Length of Project:
Project theme:
Suitable for grades:
Tools & Materials
Material List
  • Magnet Wire, 18-30AWG, up to approx. 12m
  • 9V battery
  • 2 insulated connector wires with alligator clip ends
  • One ¼” neodymium disc magnet, or a similar strong tiny magnet
  • Scrap paper or cardboard, approx. 3cm x 10cm
Tool list
  • Scissors
  • Pencil or pen permanent marker or found cylindrical object slightly larger than magnet’s diameter
  • Jar or mug
  • Clear tape
  • Electrical tape
  • Wire cutters
  • Sandpaper
  • Measuring tape, meter sticks, sewing tape, etc.
  • A digital camera or smartphone capable of recording slow motion footage
  • Stopwatch
  • Protractor
  • Optional:

  • Demo tools (batteries, assorted wires, resistors, magnets, and a class set of magnetic compasses)
  • Multimeter
  • Variable DC power supply
  • Laptops or desktops to view video footage on a large screen
  1. Place your spool of magnet wire on a pencil and balance it over the rim of a mug or jar to help it pay out.
  2. Leaving a 10 cm tail, use a small piece of clear tape to fix your wire to the side of the permanent marker/found cylindrical object.

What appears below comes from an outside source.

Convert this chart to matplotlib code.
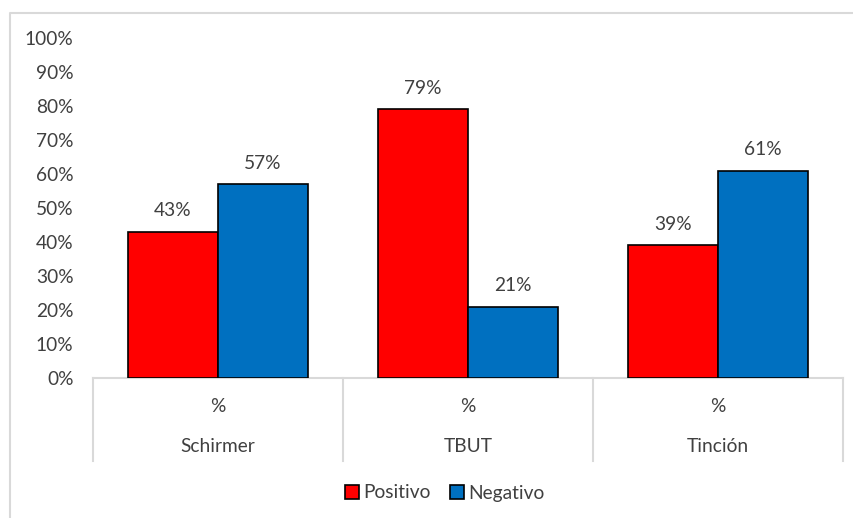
import matplotlib
matplotlib.use("Agg")
import matplotlib.pyplot as plt
from matplotlib.lines import Line2D
from matplotlib.patches import Patch
import matplotlib.transforms as mtransforms

plt.rcParams['font.family'] = ['Lato', 'DejaVu Sans']

groups = ["Schirmer", "TBUT", "Tinción"]
sublabels = ["%", "%", "%"]
series_names = ["Positivo", "Negativo"]
positivo = [43, 79, 39]
negativo = [57, 21, 61]
y_ticks = [0, 10, 20, 30, 40, 50, 60, 70, 80, 90, 100]

colors = ["#FF0000", "#0070C0"]
text_color = "#404040"
grid_gray = "#D9D9D9"
fs = 13.8

W, H = 854, 518
fig = plt.figure(figsize=(W / 100, H / 100), dpi=100)
ax = fig.add_axes([93 / W, (H - 378) / H, 750 / W, 340 / H])

x = list(range(len(groups)))
bw = 0.36
for i, (vals, name, col) in enumerate(zip([positivo, negativo], series_names, colors)):
    offs = (i - 0.5) * bw
    bars = ax.bar([xi + offs for xi in x], vals, width=bw, color=col,
                  edgecolor="black", linewidth=1.2, label=name, zorder=3)
    for b, v in zip(bars, vals):
        ax.annotate(f"{v}%", (b.get_x() + b.get_width() / 2, v),
                    xytext=(0, 15), textcoords="offset points",
                    ha="center", va="center", fontsize=fs, color=text_color)

ax.set_xlim(-0.5, len(groups) - 0.5)
ax.set_ylim(0, 100)
ax.set_yticks(y_ticks)
ax.set_yticklabels([f"{t}%" for t in y_ticks], fontsize=fs, color=text_color)
ax.tick_params(axis="y", length=0, pad=14)
ax.set_xticks([])
for s in ["top", "right", "left"]:
    ax.spines[s].set_visible(False)
ax.spines["bottom"].set_color(grid_gray)
ax.spines["bottom"].set_linewidth(1.5)

# multi-level category axis
trans = mtransforms.blended_transform_factory(ax.transData, fig.transFigure)
y_axis = (H - 378) / H
y_sep_bottom = (H - 461) / H
for b in [-0.5 + k for k in range(len(groups) + 1)]:
    fig.add_artist(Line2D([b, b], [y_axis, y_sep_bottom], transform=trans,
                          color=grid_gray, linewidth=1.5))
for xi, g, s in zip(x, groups, sublabels):
    fig.text(xi, (H - 407) / H, s, transform=trans, ha="center", va="center",
             fontsize=fs, color=text_color)
    fig.text(xi, (H - 447) / H, g, transform=trans, ha="center", va="center",
             fontsize=fs, color=text_color)

handles = [Patch(facecolor=c, edgecolor="black", linewidth=1.2, label=n)
           for c, n in zip(colors, series_names)]
leg = fig.legend(handles=handles, loc="center", bbox_to_anchor=(445 / W, (H - 493) / H),
                 ncol=2, frameon=False, fontsize=fs, handlelength=0.7,
                 handleheight=0.7, handletextpad=0.25, columnspacing=1.0)
for t in leg.get_texts():
    t.set_color(text_color)

# chart-area border
fig.add_artist(Line2D([10 / W, 10 / W, 1.0], [0.0, (H - 13) / H, (H - 13) / H],
                      transform=fig.transFigure, color=grid_gray, linewidth=1.5))

fig.savefig("out.png", dpi=100)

Make tidy wraps coiling up the marker in a tight helix, periodically pushing the coils down to sit tightly together.
  3. When you have about 3 or 4cm of coil wraps, lay a small strip of clear tape over the wire wraps to secure them, and wind another layer of wraps down over the first layer.
  4. Lay another small piece of clear tape down to secure the second layer of wraps and begin coiling the wire again in the opposite direction.

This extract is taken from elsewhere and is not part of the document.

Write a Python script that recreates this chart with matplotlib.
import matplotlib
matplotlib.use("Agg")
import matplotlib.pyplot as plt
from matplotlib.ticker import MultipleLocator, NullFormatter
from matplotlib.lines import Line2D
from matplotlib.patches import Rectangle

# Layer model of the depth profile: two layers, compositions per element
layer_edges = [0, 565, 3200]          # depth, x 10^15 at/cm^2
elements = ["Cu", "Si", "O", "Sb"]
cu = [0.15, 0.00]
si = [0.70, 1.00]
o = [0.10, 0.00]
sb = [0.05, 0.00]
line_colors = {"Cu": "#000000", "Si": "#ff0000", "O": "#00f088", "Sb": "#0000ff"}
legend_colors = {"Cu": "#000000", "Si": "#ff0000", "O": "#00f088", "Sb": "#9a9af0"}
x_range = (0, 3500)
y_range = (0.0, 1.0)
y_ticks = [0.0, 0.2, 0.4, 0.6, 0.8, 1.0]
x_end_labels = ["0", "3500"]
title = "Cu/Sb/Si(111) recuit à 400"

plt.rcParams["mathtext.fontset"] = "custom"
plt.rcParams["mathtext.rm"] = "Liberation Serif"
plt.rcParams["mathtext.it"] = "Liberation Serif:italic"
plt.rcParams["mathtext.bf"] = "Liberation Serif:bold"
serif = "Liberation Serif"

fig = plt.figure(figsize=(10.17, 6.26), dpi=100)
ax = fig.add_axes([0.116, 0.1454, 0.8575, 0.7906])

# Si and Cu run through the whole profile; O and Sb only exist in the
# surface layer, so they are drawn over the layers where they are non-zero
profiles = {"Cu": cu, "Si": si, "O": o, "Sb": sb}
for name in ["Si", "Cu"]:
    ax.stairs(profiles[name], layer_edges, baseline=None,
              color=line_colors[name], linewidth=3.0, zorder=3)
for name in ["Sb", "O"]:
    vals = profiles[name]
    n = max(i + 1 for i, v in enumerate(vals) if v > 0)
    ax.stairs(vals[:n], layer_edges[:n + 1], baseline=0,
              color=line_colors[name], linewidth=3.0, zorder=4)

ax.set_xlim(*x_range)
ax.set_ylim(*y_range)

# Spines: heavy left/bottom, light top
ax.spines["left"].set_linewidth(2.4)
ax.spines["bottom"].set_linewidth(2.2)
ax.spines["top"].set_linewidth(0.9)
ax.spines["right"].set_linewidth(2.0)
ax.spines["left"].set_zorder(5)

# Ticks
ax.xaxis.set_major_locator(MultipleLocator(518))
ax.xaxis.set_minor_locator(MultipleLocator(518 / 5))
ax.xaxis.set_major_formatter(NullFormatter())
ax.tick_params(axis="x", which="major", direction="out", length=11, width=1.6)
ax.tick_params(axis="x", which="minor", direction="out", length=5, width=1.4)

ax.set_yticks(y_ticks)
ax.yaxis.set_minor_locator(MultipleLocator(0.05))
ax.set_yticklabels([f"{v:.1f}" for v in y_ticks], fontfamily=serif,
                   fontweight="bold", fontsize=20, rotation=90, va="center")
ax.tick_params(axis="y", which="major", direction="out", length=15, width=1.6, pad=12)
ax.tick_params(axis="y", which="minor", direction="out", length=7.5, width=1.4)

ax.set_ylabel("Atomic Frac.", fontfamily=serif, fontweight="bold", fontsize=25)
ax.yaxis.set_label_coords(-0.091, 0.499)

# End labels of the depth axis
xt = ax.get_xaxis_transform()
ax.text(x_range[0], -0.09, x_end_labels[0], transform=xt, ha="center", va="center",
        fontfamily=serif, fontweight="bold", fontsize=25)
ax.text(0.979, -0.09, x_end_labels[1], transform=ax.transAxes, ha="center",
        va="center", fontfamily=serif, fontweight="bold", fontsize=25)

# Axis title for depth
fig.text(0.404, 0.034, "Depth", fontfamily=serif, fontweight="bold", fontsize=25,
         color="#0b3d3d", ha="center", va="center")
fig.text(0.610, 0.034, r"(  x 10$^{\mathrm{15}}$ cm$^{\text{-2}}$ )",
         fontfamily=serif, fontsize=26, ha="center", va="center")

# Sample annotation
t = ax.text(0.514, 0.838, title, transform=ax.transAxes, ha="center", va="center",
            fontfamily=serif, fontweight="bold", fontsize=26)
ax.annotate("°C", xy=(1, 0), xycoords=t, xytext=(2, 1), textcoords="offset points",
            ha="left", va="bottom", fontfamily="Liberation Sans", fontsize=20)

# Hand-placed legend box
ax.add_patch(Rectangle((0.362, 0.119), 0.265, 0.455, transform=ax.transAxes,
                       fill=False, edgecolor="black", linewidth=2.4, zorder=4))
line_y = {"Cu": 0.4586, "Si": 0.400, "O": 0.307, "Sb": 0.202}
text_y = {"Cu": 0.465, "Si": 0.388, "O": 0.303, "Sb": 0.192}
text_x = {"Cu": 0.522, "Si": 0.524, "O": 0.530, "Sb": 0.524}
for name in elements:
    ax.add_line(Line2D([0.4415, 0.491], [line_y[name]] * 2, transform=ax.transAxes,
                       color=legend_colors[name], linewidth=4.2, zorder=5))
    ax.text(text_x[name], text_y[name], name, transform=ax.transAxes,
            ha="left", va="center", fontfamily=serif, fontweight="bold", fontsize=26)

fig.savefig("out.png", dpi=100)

  5. After you have used approximately 12 metres of wire, or have done 4 layers, wrap the coil completely in one layer of clear or electrical tape to keep its cylindrical shape.
  6. Snip the wire, leaving another 10cm tail.
  7. Use sandpaper to strip the insulation off the last 2cm or so of each wire end, then remove your coil (solenoid) from the marker. You may need to peel up the clear tape and snip it away with scissors to free the solenoid.
  8. Make a small triangular prism using some scrap paper or cardboard and tape. Affix your solenoid to the prism, so one solenoid end touches the table and the other rises at an angle. Secure this assembly to the tabletop with tape.
  9. Clip one connector wire to the 9V battery and the other to one wire end of the solenoid.
  10. Clip a second connector wire to the free wire end of the solenoid.
  11. Place the neodymium magnet on the table at the base of the solenoid. To launch the magnet, briefly touch the free alligator clip to the free 9V battery terminal. Do not leave the clip in place, just touch the terminal quickly and remove it again.
  12. Play with the magnet’s position and orientation (as well as the lenth of time you connect the circuit) to get the magnet to launch through the solenoid.

  14. Is the magnet getting stuck in the solenoid instead of launching? Try touching the battery terminal for a shorter length of time. (If the electricity remains on, the magnet is held in the center of the solenoid and does not shoot out with the momentum it gained in the first half of the solenoid).
  15. Experiment with which side of the battery faces up before launching. You may want to indicate one side by sticking a tiny piece of electrical tape to one side.
  16. Is the solenoid too wide? Try rewrapping the solenoid on an object with a smaller diameter.
  17. Do you want to power up the launcher? You could try adding more voltage, or more wraps, etc.
Extension Challenges
  1. Challenge students to design a launcher that shoots a ping pong ball and utilizes a hobby motor.
  2. Give students some independent variables to play with, such as magnet diameter, strength, etc., and predict how the trajectory path would be affected. Students develop a hypothesis regarding the flight path of the magnet and design a scientific procedure to explore their idea. Get them to analyze their quantifying data using statistical calculations (central tendency, standard deviation, confidence intervals, z-scores, and distributions).
  3. Discuss with the class the phenomenon of achieving the greatest horizontal distance of the magnet with a 45-degree launch angle from the launcher. To hit a target any closer, you have TWO different launch angle options: sends the magnet low and more directly into the target and one that sends the magnet higher in the air first. See if students can determine the two angles of launch and then explore the phenomenon of those two angles adding up to 90 degrees every time!